Because of alphabetical placement, the ABC was always listed at the top of RCAR’s listing of member organizations (though it was only one committee in the ABC that had joined). Many in the denomination did not like this. So the ABC was reconsidering its affiliation with RCAR through a series of similar meetings across the nation.

It was a tense gathering despite the best attempts by the organizers to make it pleasant. I gave a theological sketch rooted in Genesis 1-2, part of which involved defining the relationship between life and choice. Namely, both are given to us by God, but choice is designed to be in service to life, not employed to destroy it. And I defined how the unborn fully qualify as human life, made in God’s image. The RCAR representatives in turn called me “anti-choice.”
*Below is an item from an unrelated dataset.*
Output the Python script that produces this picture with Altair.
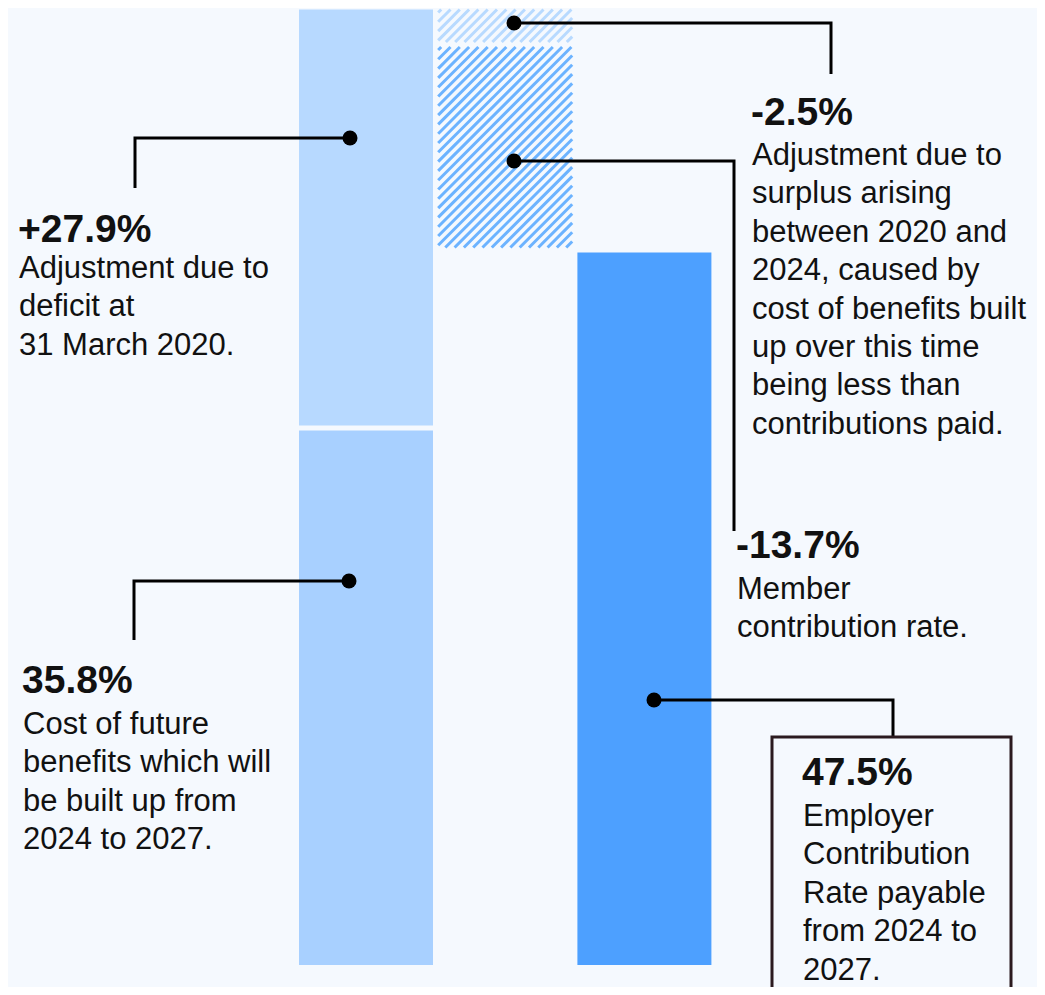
import altair as alt
import pandas as pd

# ---------------- data ----------------
STEP_LABELS = ["Future benefits cost", "Deficit adjustment", "Surplus adjustment",
               "Member contribution rate", "Employer contribution rate"]
STEP_VALUES = [35.8, 27.9, -2.5, -13.7, 47.5]
STEP_COLUMN = [0, 0, 1, 1, 2]
STEP_HATCHED = [False, False, True, True, False]
STEP_COLORS = ["#a8d0ff", "#b7d9ff", "#b8daff", "#6cb3ff", "#4da0ff"]
VALUE_LABELS = ["35.8%", "+27.9%", "-2.5%", "-13.7%", "47.5%"]
DESCRIPTIONS = [
    ["Cost of future", "benefits which will", "be built up from", "2024 to 2027."],
    ["Adjustment due to", "deficit at", "31 March 2020."],
    ["Adjustment due to", "surplus arising", "between 2020 and", "2024, caused by",
     "cost of benefits built", "up over this time", "being less than", "contributions paid."],
    ["Member", "contribution rate."],
    ["Employer", "Contribution", "Rate payable", "from 2024 to", "2027."],
]

# ---------------- layout (page pixels) ----------------
BG = "#f5f9fe"
W, H = 1029, 979
X_ORIGIN, PX_X = 366.0, 139.2     # column 0 centre, px per column
Y_ZERO, PX_Y = 965.0, 15.0        # baseline of bars, px per percentage point
HALF_W = 67.0 / PX_X


def ux(px):
    return (px - X_ORIGIN) / PX_X


def uy(py):
    return (Y_ZERO - py) / PX_Y


X_DOM = [ux(8), ux(8 + W)]
Y_DOM = [uy(8 + H), uy(8)]

# annotation placement: dot, elbow x, leader end y, label x, bold baseline, first body baseline
ANNOT = [
    dict(dot=(349, 581), ex=134, ey=640, tx=22, base=693, first=734),
    dict(dot=(350, 138), ex=135, ey=188, tx=18, base=242, first=278),
    dict(dot=(514, 23), ex=831, ey=74, tx=751, base=125, first=165),
    dict(dot=(514, 161), ex=734, ey=531, tx=736, base=558, first=599),
    dict(dot=(654, 700), ex=893, ey=738, tx=802, base=785, first=826),
]
LINE_STEP = 38.4
BOX = dict(x0=772, x1=1011, top=737)

# ---------------- derived tables ----------------
segs = []
running = 0.0
for i, v in enumerate(STEP_VALUES):
    if i == len(STEP_VALUES) - 1:
        lo, hi = 0.0, v
    else:
        start, end = running, running + v
        running = end
        lo, hi = min(start, end), max(start, end)
    c = STEP_COLUMN[i]
    segs.append(dict(label=STEP_LABELS[i], x0=c - HALF_W, x1=c + HALF_W, lo=lo, hi=hi,
                     color=STEP_COLORS[i], hatched=STEP_HATCHED[i]))

solid = pd.DataFrame([s for s in segs if not s["hatched"]])

# gap between stacked solid segments of column 0
gaps = pd.DataFrame([dict(x0=segs[0]["x0"], x1=segs[0]["x1"], y=segs[0]["hi"])])

# hatch stripes (diagonal "/"), clipped to each hatched segment
GAP_PX = 5.0
PERIOD = 9.3
stripes = []
for s in segs:
    if not s["hatched"]:
        continue
    x0p = X_ORIGIN + s["x0"] * PX_X
    x1p = X_ORIGIN + s["x1"] * PX_X
    ytp = Y_ZERO - s["hi"] * PX_Y
    ybp = Y_ZERO - s["lo"] * PX_Y - GAP_PX
    c = x0p + ytp + 3.0
    while c < x1p + ybp:
        xa = max(x0p, c - ybp)
        xb = min(x1p, c - ytp)
        if xb - xa > 0.5:
            stripes.append(dict(x=ux(xa), y=uy(c - xa), x2=ux(xb), y2=uy(c - xb), color=s["color"]))
        c += PERIOD
stripes = pd.DataFrame(stripes)

leader_rows, dot_rows, bold_rows, body_rows = [], [], [], []
for i, a in enumerate(ANNOT):
    dx, dy = a["dot"]
    for k, (px, py) in enumerate([(dx, dy), (a["ex"], dy), (a["ex"], a["ey"])]):
        leader_rows.append(dict(id=i, k=k, x=ux(px), y=uy(py)))
    dot_rows.append(dict(x=ux(dx), y=uy(dy)))
    bold_rows.append(dict(x=ux(a["tx"]), y=uy(a["base"]), text=VALUE_LABELS[i]))
    for j, line in enumerate(DESCRIPTIONS[i]):
        body_rows.append(dict(x=ux(a["tx"] + 1), y=uy(a["first"] + j * LINE_STEP), text=line))

leaders = pd.DataFrame(leader_rows)
dots = pd.DataFrame(dot_rows)
bold = pd.DataFrame(bold_rows)
body = pd.DataFrame(body_rows)
box = pd.DataFrame([dict(x0=ux(BOX["x0"]), x1=ux(BOX["x1"]), y0=uy(BOX["top"]), y1=uy(1200))])

# ---------------- chart ----------------
xs = alt.Scale(domain=X_DOM, nice=False, zero=False)
ys = alt.Scale(domain=Y_DOM, nice=False, zero=False)
X = lambda f: alt.X(f, type="quantitative", scale=xs, axis=None)
Y = lambda f: alt.Y(f, type="quantitative", scale=ys, axis=None)

bars = alt.Chart(solid).mark_rect().encode(
    x=X("x0"), x2="x1", y=Y("lo"), y2="hi",
    color=alt.Color("color:N", scale=None))

gap = alt.Chart(gaps).mark_rule(color=BG, strokeWidth=5).encode(
    x=X("x0"), x2="x1", y=Y("y"))

hatch = alt.Chart(stripes).mark_rule(strokeWidth=3, strokeCap="butt").encode(
    x=X("x"), y=Y("y"), x2="x2", y2="y2",
    color=alt.Color("color:N", scale=None))

lead = alt.Chart(leaders).mark_line(color="#000000", strokeWidth=3, strokeJoin="miter").encode(
    x=X("x"), y=Y("y"), detail="id:N", order="k:Q")

dot = alt.Chart(dots).mark_circle(color="#000000", size=225, opacity=1).encode(
    x=X("x"), y=Y("y"))

boxl = alt.Chart(box).mark_rect(fillOpacity=0, stroke="#2b1a1f", strokeWidth=3, clip=True).encode(
    x=X("x0"), x2="x1", y=Y("y0"), y2="y1")

tbold = alt.Chart(bold).mark_text(align="left", baseline="alphabetic", font="Liberation Sans",
                                  fontSize=39, fontWeight="bold", color="#111111").encode(
    x=X("x"), y=Y("y"), text="text:N")

tbody = alt.Chart(body).mark_text(align="left", baseline="alphabetic", font="Liberation Sans",
                                  fontSize=31, color="#111111").encode(
    x=X("x"), y=Y("y"), text="text:N")

chart = alt.layer(bars, gap, hatch, lead, dot, boxl, tbold, tbody).properties(
    width=W, height=H, padding=0, autosize=alt.AutoSizeParams(type="none"),
    background=BG
).configure_view(stroke=None, fill=BG)

chart.save("out.html", embed_options={"renderer": "svg", "actions": False})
So I asked them to define how choice relates to life, and they were unable or unwilling. I stated how I was truly “pro-informed choice” in my position, they did not refute my definitions, only falling back to the language of calling me “anti-choice.” I later learned that the ABC rescinded its membership in RCAR.

In March of 1989, I was invited to speak at a Crisis Pregnancy Center banquet in Ithaca, New York, in conjunction with a debate at Cornell University. In the banquet address, I was defining the ethics of choice rooted in Genesis 2. As I was speaking, I moved from an implicit clarity to an explicit one, namely, that the theological order of Genesis 1-2 starts with the sovereign God, then it defines the purpose of creation as the making of human life in God’s image, followed by God’s first words to Adam which equaled the gift of choice. It hit me – so simple:

God → Life → Choice.

The three basic elements of the order of creation, I thought. The three basic issues surrounding the abortion debate, it appeared. By extension, the reversal of this order was:

Choice → Life →/ God.

However, the next week I set to reviewing Genesis 1-2 with this newly observed paradigm. As I did, I realized I had not considered the fourth and final defining subject of Genesis 1-2, that of sex.

The inclusion of course revealed how the idolatry of choice, while powerful, is energized by the prior and more powerful idolatry of sex outside of marriage. The conflict between “pro-choice” and “pro-life,” in the language of the abortion debate today, only exists because of a reversal of the order of creation, when choice is used to destroy life. Thus, the full paradigm is:

God → Life → Choice → Sex.

The self-defining terms of “pro-life” and “pro-choice” are thus in the middle of this paradigm, and in a graphic sense which identifies the locus of the conflict:

God → Life →// Choice Sex.

In other words, it is fidelity to God that defines life, and should properly motivate the political language of “pro-life.” And it is sex as sexual promiscuity that in truth defines the idolatry of choice, and thus motivates the political language of “pro-choice.” “Pro-life” thus reflects the order of creation, and “pro-choice” reflects the reversal. A false dichotomy is set up: sex/choice versus God/life, made possible because of how abortion-rights advocates yield to the reversal:

Sex → Choice → Life →/ God.

Sex outside of marriage employs atomistic choice to destroy the life of the unborn in the act of human abortion, and in an affront against God – the Creator of life, choice and sex.

In other words, abortion justifies sexual promiscuity and infidelity, and as such it is the ramrod of male chauvinism where the man who gets the woman pregnant outside of marriage is able to take off and leave her to face the pregnancy alone. When statistical factors are taken into account, this means that some 95 percent of abortions occur in a relationship where the woman is not married to the father, and some 4 percent where the husband is prone to divorcing her – thus equaling 99 percent male chauvinism. Is this a woman’s right, dignity or freedom?